* **Records for the task**
•••••

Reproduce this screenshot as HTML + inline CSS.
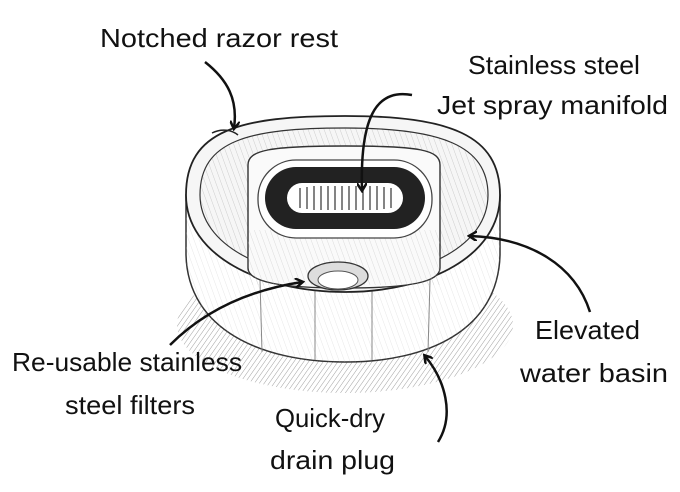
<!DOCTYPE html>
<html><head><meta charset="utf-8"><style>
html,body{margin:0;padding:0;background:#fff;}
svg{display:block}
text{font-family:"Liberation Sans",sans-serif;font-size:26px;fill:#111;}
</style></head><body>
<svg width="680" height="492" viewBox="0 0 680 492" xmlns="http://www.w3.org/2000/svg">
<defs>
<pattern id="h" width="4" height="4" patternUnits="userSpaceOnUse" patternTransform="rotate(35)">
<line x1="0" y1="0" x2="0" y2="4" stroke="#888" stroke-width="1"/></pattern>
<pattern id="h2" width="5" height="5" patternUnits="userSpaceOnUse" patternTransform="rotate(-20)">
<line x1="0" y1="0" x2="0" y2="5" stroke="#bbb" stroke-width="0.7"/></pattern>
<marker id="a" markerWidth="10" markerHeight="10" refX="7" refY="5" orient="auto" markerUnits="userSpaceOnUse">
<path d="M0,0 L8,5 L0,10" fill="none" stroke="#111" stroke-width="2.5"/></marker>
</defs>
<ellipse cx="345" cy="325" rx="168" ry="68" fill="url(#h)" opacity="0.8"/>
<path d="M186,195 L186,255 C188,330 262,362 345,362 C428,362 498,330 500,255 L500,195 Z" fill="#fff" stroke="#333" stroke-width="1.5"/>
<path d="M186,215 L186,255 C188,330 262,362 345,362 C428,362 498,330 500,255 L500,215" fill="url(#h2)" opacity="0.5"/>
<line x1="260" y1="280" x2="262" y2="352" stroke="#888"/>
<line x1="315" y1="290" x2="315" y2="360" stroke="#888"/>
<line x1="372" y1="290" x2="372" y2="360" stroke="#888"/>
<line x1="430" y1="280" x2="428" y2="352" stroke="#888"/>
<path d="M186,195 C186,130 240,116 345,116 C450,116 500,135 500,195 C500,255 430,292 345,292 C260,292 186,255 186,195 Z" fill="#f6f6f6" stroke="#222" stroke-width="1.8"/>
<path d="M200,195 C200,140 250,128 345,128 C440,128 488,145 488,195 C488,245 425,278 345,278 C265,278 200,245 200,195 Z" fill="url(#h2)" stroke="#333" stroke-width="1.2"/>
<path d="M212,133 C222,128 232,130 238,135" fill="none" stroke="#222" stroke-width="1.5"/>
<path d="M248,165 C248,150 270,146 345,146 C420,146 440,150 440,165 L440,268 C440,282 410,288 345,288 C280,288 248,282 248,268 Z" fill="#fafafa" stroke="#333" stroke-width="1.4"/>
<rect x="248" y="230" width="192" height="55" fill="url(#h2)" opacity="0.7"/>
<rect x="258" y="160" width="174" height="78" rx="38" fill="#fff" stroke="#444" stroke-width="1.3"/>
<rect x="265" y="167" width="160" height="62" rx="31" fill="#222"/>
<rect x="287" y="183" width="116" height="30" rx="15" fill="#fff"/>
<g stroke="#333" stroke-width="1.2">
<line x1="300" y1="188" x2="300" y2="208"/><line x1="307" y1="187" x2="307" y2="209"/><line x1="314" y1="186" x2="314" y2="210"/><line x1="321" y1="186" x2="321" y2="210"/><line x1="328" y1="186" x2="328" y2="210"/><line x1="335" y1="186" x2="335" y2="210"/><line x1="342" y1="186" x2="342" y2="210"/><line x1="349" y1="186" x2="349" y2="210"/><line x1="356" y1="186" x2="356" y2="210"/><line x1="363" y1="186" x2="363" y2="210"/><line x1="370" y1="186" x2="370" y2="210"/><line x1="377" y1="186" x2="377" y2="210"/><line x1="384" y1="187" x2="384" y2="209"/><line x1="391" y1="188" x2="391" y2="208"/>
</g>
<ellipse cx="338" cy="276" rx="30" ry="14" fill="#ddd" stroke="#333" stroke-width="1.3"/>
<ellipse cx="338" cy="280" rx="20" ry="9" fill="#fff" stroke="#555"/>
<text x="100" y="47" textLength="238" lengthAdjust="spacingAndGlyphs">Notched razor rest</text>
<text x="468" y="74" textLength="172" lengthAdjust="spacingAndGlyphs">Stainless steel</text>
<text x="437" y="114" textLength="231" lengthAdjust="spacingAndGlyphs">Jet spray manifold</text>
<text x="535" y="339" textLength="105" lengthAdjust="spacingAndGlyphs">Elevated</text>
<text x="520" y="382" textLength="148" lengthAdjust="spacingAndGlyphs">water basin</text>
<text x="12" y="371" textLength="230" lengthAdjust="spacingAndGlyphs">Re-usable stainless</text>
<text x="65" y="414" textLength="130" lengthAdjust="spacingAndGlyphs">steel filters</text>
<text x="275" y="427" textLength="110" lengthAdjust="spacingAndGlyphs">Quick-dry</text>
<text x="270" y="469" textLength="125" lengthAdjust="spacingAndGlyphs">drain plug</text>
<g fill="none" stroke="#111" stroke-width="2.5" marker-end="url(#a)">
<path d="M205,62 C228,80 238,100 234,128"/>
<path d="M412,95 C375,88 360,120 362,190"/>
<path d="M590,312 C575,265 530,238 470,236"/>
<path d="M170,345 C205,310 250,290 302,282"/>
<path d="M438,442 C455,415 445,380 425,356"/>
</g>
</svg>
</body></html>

•••••

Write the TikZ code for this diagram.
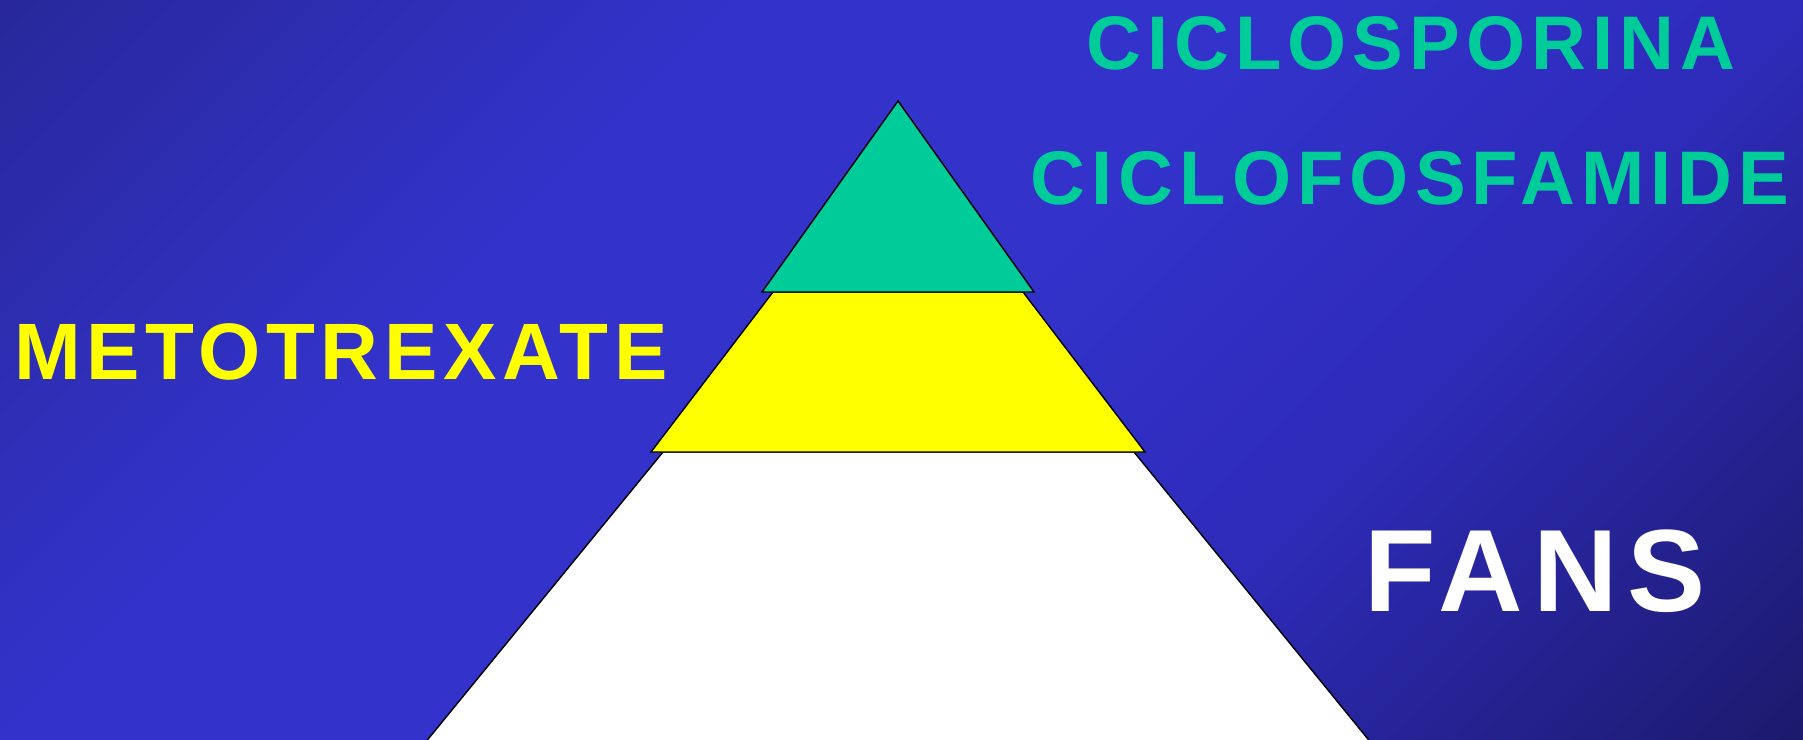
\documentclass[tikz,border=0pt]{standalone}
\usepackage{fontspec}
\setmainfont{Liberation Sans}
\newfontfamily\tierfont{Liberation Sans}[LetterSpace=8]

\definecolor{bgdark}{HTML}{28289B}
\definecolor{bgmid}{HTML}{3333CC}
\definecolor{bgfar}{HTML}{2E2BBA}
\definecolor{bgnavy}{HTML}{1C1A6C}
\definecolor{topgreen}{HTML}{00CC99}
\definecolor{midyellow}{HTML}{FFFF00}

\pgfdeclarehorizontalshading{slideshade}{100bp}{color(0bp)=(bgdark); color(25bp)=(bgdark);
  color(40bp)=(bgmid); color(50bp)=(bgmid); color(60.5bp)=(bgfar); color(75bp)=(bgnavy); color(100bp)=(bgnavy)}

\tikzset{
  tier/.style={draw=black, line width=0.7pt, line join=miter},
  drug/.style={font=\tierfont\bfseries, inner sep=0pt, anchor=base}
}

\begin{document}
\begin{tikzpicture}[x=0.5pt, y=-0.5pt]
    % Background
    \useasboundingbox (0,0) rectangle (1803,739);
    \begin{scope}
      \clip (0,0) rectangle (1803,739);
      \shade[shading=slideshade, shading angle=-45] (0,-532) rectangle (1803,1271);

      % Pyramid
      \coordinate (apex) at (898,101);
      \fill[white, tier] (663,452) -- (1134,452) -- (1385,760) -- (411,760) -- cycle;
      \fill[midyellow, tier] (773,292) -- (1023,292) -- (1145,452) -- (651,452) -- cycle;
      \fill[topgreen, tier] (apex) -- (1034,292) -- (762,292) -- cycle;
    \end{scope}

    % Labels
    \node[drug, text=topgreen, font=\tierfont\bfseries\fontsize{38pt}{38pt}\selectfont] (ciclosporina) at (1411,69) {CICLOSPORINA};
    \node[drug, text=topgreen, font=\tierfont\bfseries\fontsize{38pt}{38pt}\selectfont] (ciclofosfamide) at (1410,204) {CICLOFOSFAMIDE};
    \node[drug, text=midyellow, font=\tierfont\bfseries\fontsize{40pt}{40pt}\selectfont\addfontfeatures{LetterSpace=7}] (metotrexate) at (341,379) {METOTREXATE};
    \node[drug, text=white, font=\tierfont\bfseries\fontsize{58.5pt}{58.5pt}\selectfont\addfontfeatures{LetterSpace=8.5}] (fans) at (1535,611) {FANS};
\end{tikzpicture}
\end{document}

•••••

* **Exercise objective**
From the line containing "Write the TikZ code for this diagram." to the line containing "color(40bp)=(bgmid); color(50bp)=(bgmid); color(60.5bp)=(bgfar);", both lines included, give the text again exactly, without any pictures.

* **Finished answer**
Write the TikZ code for this diagram.
\documentclass[tikz,border=0pt]{standalone}
\usepackage{fontspec}
\setmainfont{Liberation Sans}
\newfontfamily\tierfont{Liberation Sans}[LetterSpace=8]

\definecolor{bgdark}{HTML}{28289B}
\definecolor{bgmid}{HTML}{3333CC}
\definecolor{bgfar}{HTML}{2E2BBA}
\definecolor{bgnavy}{HTML}{1C1A6C}
\definecolor{topgreen}{HTML}{00CC99}
\definecolor{midyellow}{HTML}{FFFF00}

\pgfdeclarehorizontalshading{slideshade}{100bp}{color(0bp)=(bgdark); color(25bp)=(bgdark);
  color(40bp)=(bgmid); color(50bp)=(bgmid); color(60.5bp)=(bgfar); color(75bp)=(bgnavy); color(100bp)=(bgnavy)}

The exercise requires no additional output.